» **What to work on**
Leave out any picture and return the remaining listing below exactly as given.

━━ Stored data

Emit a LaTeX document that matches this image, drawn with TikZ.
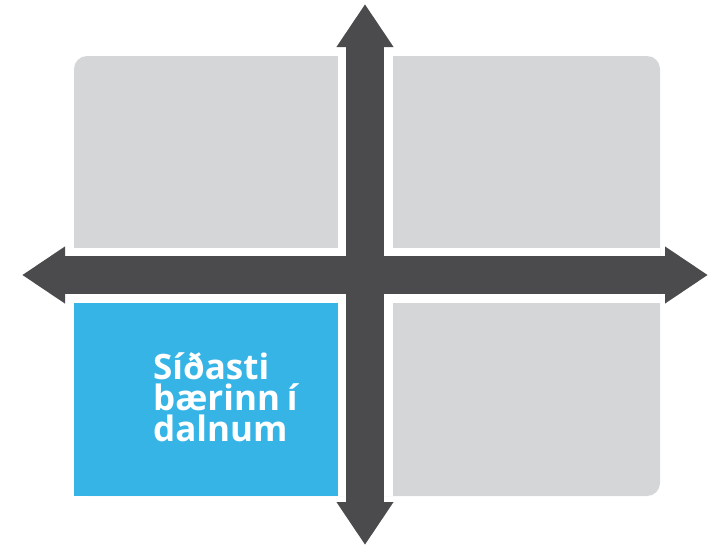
\documentclass[tikz,border=0pt]{standalone}
\usepackage{fontspec}
\setmainfont{Open Sans}
\usetikzlibrary{arrows.meta}
\definecolor{cellgray}{HTML}{D5D6D8}
\definecolor{cellblue}{HTML}{36B4E6}
\definecolor{axisdark}{HTML}{4B4B4D}
\tikzset{
  gap/.style={white, line width=55pt},
  axis/.style={axisdark, line width=38pt, {Triangle[length=43pt,width=54pt]}-{Triangle[length=43pt,width=54pt]}},
}
\begin{document}
\begin{tikzpicture}[x=1pt,y=-1pt]
\useasboundingbox (0,0) rectangle (710,547);
% cells
\fill[cellgray, rounded corners=13pt] (74,56) rectangle (660,496);
\fill[cellblue] (74,275) rectangle (365,496);
% white gaps
\coordinate (gT) at (365,56);
\coordinate (gB) at (365,496);
\coordinate (gL) at (74,275);
\coordinate (gR) at (660,275);
\draw[gap] (gT) -- (gB);
\draw[gap] (gL) -- (gR);
% axes
\coordinate (aT) at (365,4);
\coordinate (aB) at (365,545);
\coordinate (aL) at (22,275);
\coordinate (aR) at (708,275);
\draw[axis] (aL) -- (aR);
\draw[axis] (aT) -- (aB);
% label
\node[anchor=west, inner sep=0pt, align=left, text=white, font=\fontsize{35}{31}\selectfont\bfseries] (lbl) at (153,397) {Síðasti\\bærinn{\hskip 0.2em}í\\dalnum};
\end{tikzpicture}
\end{document}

━━━━

» **Worked answer**
Emit a LaTeX document that matches this image, drawn with TikZ.
\documentclass[tikz,border=0pt]{standalone}
\usepackage{fontspec}
\setmainfont{Open Sans}
\usetikzlibrary{arrows.meta}
\definecolor{cellgray}{HTML}{D5D6D8}
\definecolor{cellblue}{HTML}{36B4E6}
\definecolor{axisdark}{HTML}{4B4B4D}
\tikzset{
  gap/.style={white, line width=55pt},
  axis/.style={axisdark, line width=38pt, {Triangle[length=43pt,width=54pt]}-{Triangle[length=43pt,width=54pt]}},
}
\begin{document}
\begin{tikzpicture}[x=1pt,y=-1pt]
\useasboundingbox (0,0) rectangle (710,547);
% cells
\fill[cellgray, rounded corners=13pt] (74,56) rectangle (660,496);
\fill[cellblue] (74,275) rectangle (365,496);
% white gaps
\coordinate (gT) at (365,56);
\coordinate (gB) at (365,496);
\coordinate (gL) at (74,275);
\coordinate (gR) at (660,275);
\draw[gap] (gT) -- (gB);
\draw[gap] (gL) -- (gR);
% axes
\coordinate (aT) at (365,4);
\coordinate (aB) at (365,545);
\coordinate (aL) at (22,275);
\coordinate (aR) at (708,275);
\draw[axis] (aL) -- (aR);
\draw[axis] (aT) -- (aB);
% label
\node[anchor=west, inner sep=0pt, align=left, text=white, font=\fontsize{35}{31}\selectfont\bfseries] (lbl) at (153,397) {Síðasti\\bærinn{\hskip 0.2em}í\\dalnum};
\end{tikzpicture}
\end{document}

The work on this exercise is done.